Gollob received his first so-called ace-in-a-day achievement on August 21, 1941, when he downed five aircraft in one day. It would be the first of half a dozen of these achievements that he would amass during his career as a fighter pilot. In August 1941 he received the Knight’s Cross of the Iron Cross for his steadily rising count of aerial victories.
In October, Gollob had three dozen victories, of which nine occurred as Fedor von Bock’s Army Group Center pressed its attack on Moscow during Operation Typhoon. By month’s end he had a total of 85 aerial victories, for which he received Oak Leaves for his Knight’s Cross of the Iron Cross. Hitler summoned Gollob to his Wolf Lair’s headquarters at Rustenburg on the Eastern Front to personally present the decoration to him.
After a short stint supporting Army Group Center’s drive on Moscow, Luftflotte 4 returned to support Army Group South in mid-October as it pushed into the Crimean Peninsula. During the Crimean campaign, a fellow pilot in the 77th Fighter Wing reported on the kind of aerial tactics Gollob used: “Gollob flew from Kerch together with his wingman,” the pilot said. “They positioned themselves at a low altitude beneath a Soviet formation. Then they started climbing in spirals, carefully maintaining their position beneath the enemy formation. Before the peacefully flying Soviets had even suspected any mischief, the two planes at the bottom of their formation had been shot down and the two Germans were gone.”
By that point, the Luftwaffe high command had groomed Gollob for command of an air group. After undergoing additional training, he was appointed commander of Jagdgeschwader 77 (the 77th Fighter Wing) on May 16, 1942. That same month he achieved his 100th aerial victory, for which he received the Swords decoration for his Knight’s Cross. By late summer 1942, he had achieved an unprecedented 150 aerial victories, for which he received the exalted honor of Knight’s Cross of the Iron Cross with Oak Leaves, Swords, and Diamonds.
Because he was being groomed for a post in the high command of the Luftwaffe, German leader Adolf Hitler forbade Gollob from flying any further combat missions.
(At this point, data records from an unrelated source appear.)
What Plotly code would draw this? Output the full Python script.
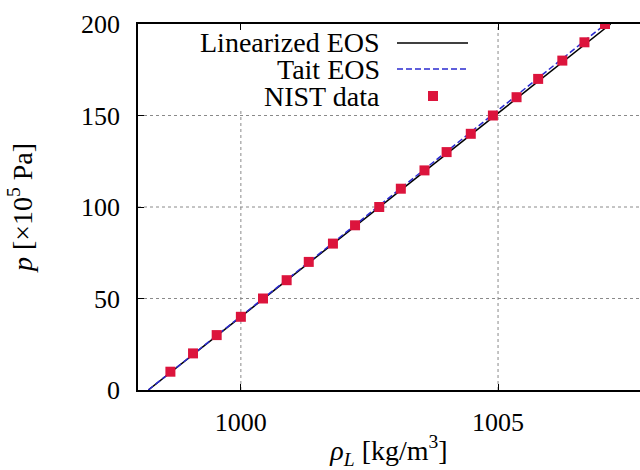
import plotly.graph_objects as go

# ---- data ----
nist_p = [10, 20, 30, 40, 50, 60, 70, 80, 90, 100,
          110, 120, 130, 140, 150, 160, 170, 180, 190, 200]
nist_rho = [998.63, 999.07, 999.53, 1000.00, 1000.43, 1000.89, 1001.32, 1001.79, 1002.22, 1002.69,
            1003.11, 1003.57, 1004.00, 1004.47, 1004.90, 1005.36, 1005.78, 1006.25, 1006.68, 1007.08]

lin_p = [0, 200]
lin_rho = [998.20, 1007.19]

tait_p = [0, 20, 40, 60, 80, 100, 120, 140, 160, 180, 200]
tait_rho = [998.20, 999.10, 999.99, 1000.88, 1001.77, 1002.66, 1003.55, 1004.44, 1005.33, 1006.21, 1007.09]

x_ticks = [1000, 1005]
y_ticks = [0, 50, 100, 150, 200]
x_grid = [1000, 1005]
y_grid = [50, 100, 150]

legend_labels = ["Linearized EOS", "Tait EOS", "NIST data"]

FONT = "Liberation Serif"
FS = 26
BLUE = "#2a2ad0"
RED = "#dc143c"
GRID = dict(color="#8a8a8a", width=1, dash="dot")
TAIT_DASH = "6px,3px"

fig = go.Figure()
fig.add_trace(go.Scatter(x=lin_rho, y=lin_p, mode="lines",
                         line=dict(color="black", width=1.5), name=legend_labels[0], showlegend=False))
fig.add_trace(go.Scatter(x=tait_rho, y=tait_p, mode="lines",
                         line=dict(color=BLUE, width=1.5, dash=TAIT_DASH), name=legend_labels[1], showlegend=False))
fig.add_trace(go.Scatter(x=nist_rho, y=nist_p, mode="markers",
                         marker=dict(symbol="square", size=10, color=RED), name=legend_labels[2], showlegend=False))

# grid lines as shapes (so the legend box can hide part of them)
for gx in x_grid:
    fig.add_shape(type="line", xref="x", yref="y domain", x0=gx, x1=gx, y0=0, y1=1,
                  line=GRID, layer="below")
for gy in y_grid:
    fig.add_shape(type="line", xref="x domain", yref="y", x0=0, x1=1, y0=gy, y1=gy,
                  line=GRID, layer="below")

PW = 640 - 138
PH = 390 - 24
def fx(px):
    return (px - 138) / PW
def fy(py):
    return 1 - (py - 24) / PH

fig.add_shape(type="rect", xref="x domain", yref="y domain",
              x0=fx(190), x1=fx(480), y0=fy(110), y1=fy(24.5),
              fillcolor="white", line=dict(width=0), layer="below")
rows = [43, 69, 96]
for lab, ry in zip(legend_labels, rows):
    fig.add_annotation(text=lab, xref="x domain", yref="y domain", x=fx(381), y=fy(ry),
                       xanchor="right", yanchor="middle", showarrow=False, borderpad=0,
                       font=dict(family=FONT, size=28, color="black"))
fig.add_shape(type="line", xref="x domain", yref="y domain", x0=fx(397), x1=fx(468),
              y0=fy(rows[0]), y1=fy(rows[0]), line=dict(color="black", width=1.5))
fig.add_shape(type="line", xref="x domain", yref="y domain", x0=fx(397), x1=fx(468),
              y0=fy(rows[1]), y1=fy(rows[1]), line=dict(color=BLUE, width=1.5, dash=TAIT_DASH))
fig.add_shape(type="rect", xref="x domain", yref="y domain", x0=fx(428), x1=fx(438),
              y0=fy(rows[2] + 5), y1=fy(rows[2] - 5), fillcolor=RED, line=dict(width=0))

fig.update_layout(
    width=640, height=470,
    margin=dict(l=138, r=0, t=24, b=80),
    paper_bgcolor="white", plot_bgcolor="white",
    font=dict(family=FONT, size=FS, color="black"),
    xaxis=dict(range=[998.0, 1007.76], tickvals=x_ticks, ticks="inside", ticklen=6,
               tickcolor="black", showline=True, linecolor="black", linewidth=1.5,
               mirror="ticks", showgrid=False, zeroline=False, ticklabelstandoff=8,
               tickfont=dict(family=FONT, size=FS, color="black"),
               title=dict(text="<i>ρ</i><sub><i>L</i></sub> [kg/m<sup>3</sup>]", standoff=14,
                          font=dict(family=FONT, size=28, color="black"))),
    yaxis=dict(range=[0, 200], tickvals=y_ticks, ticks="inside", ticklen=6,
               tickcolor="black", showline=True, linecolor="black", linewidth=1.5,
               mirror=False, showgrid=False, zeroline=False, ticklabelstandoff=11,
               tickfont=dict(family=FONT, size=FS, color="black"),
               title=dict(text="<i>p</i> [×10<sup>5</sup> Pa]", standoff=40,
                          font=dict(family=FONT, size=28, color="black"))),
)

fig.write_html("out.html")
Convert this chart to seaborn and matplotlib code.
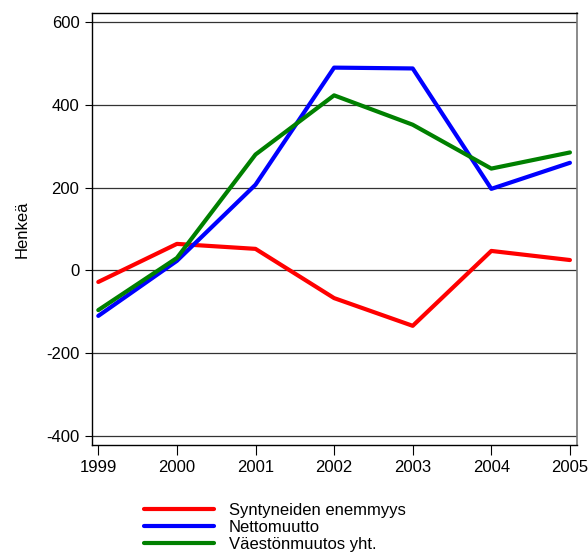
import matplotlib
matplotlib.use('Agg')

import numpy as np
import pandas as pd
import seaborn as sns
import matplotlib.pyplot as plt

years = [1999, 2000, 2001, 2002, 2003, 2004, 2005]
syntyneet = [-28, 64, 52, -67, -134, 47, 25]
nettomuutto = [-110, 23, 207, 490, 488, 197, 260]
vaestonmuutos = [-96, 30, 280, 423, 352, 246, 285]
series_names = ['Syntyneiden enemmyys', 'Nettomuutto', 'Väestönmuutos yht.']
colors = ['#ff0000', '#0000ff', '#008000']

df = pd.DataFrame({
    'vuosi': years * 3,
    'henkea': syntyneet + nettomuutto + vaestonmuutos,
    'sarja': [series_names[0]] * 7 + [series_names[1]] * 7 + [series_names[2]] * 7,
})

sns.set_style('white')
plt.rcParams['font.family'] = ['Liberation Sans', 'DejaVu Sans']
plt.rcParams['font.size'] = 12
plt.rcParams['axes.unicode_minus'] = False
plt.rcParams['text.color'] = 'black'
plt.rcParams['axes.labelcolor'] = 'black'
plt.rcParams['xtick.color'] = 'black'
plt.rcParams['ytick.color'] = 'black'

fig = plt.figure(figsize=(5.88, 5.54), dpi=100)
ax = fig.add_axes([92 / 588, 1 - 445 / 554, 485 / 588, 432 / 554])

sns.lineplot(data=df, x='vuosi', y='henkea', hue='sarja', palette=colors,
             linewidth=3, ax=ax, legend=False, sort=False)

ax.set_xlim(1998.92, 2005.09)
ax.set_ylim(-422, 622)
ax.set_xticks(years)
ax.set_yticks([-400, -200, 0, 200, 400, 600])
ax.set_xlabel('')
ax.set_ylabel('Henkeä', fontsize=12, labelpad=12)

for y in [-400, -200, 0, 200, 400, 600]:
    ax.axhline(y, color='#333333', linewidth=0.9, zorder=0)

for side in ['top', 'left', 'bottom']:
    ax.spines[side].set_color('black')
    ax.spines[side].set_linewidth(1)
ax.spines['right'].set_color('#777777')
ax.spines['right'].set_linewidth(1.2)

ax.tick_params(axis='y', direction='out', length=5, width=0.8, left=True, pad=4, labelsize=12)
ax.tick_params(axis='x', direction='out', length=7, width=0.8, bottom=True, pad=4, labelsize=12)

handles = [plt.Line2D([], [], color=c, linewidth=3) for c in colors]
fig.legend(handles, series_names, loc='upper left',
           bbox_to_anchor=(137 / 588, 1 - 496 / 554), frameon=False,
           handlelength=4.2, handletextpad=0.9, labelspacing=0.12,
           fontsize=12, borderaxespad=0)

fig.savefig('out.png', dpi=100)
In October 1942, he was appointed Jagdflieger Fuhrer 3 in northwestern France, where he oversaw fighters defending the Atlantic Wall. A year later he was promoted to lieutenant colonel and given command of Jagd Division 5 (5th Fighter Division), also on the Western front. Two months before D-Day, though, he joined the staff of the Inspector of Fighters and eventually became Inspector of Fighters with the rank of Generalleutnant (major general).
Frustrated with the inferiority of German fighters to the increasingly sophisticated Allied fighters and ground-attack aircraft, Gollob openly clashed with Hitler over the best use of the jet-powered Messerschmitt Me 262 aircraft, introduced in April 1944. Although originally envisioned as an interceptor, Hitler wanted it used as a multipurpose fighter-bomber. Gollob vehemently disagreed with this use of the Me 262. Hitler had entrusted Gollob with the operational deployment of the sophisticated jet aircraft but was angered by what he perceived as Gollob’s uncooperative behavior. Despite Hitler’s ill will, Gollob returned to the battlefront in November 1944 when he was given command of the special fighter command on the eve of the Ardennes Offensive.
Gollob was taken into captivity in April 1945 in the Alpine Fortress by elements of the U.S. 36th Infantry Division. After extensive interrogation, he was released the following year. He survived the war and died in Lower Saxony in September 1987 with the distinction of having been the first Luftwaffe fighter ace to reach 150 aerial victories in World War II.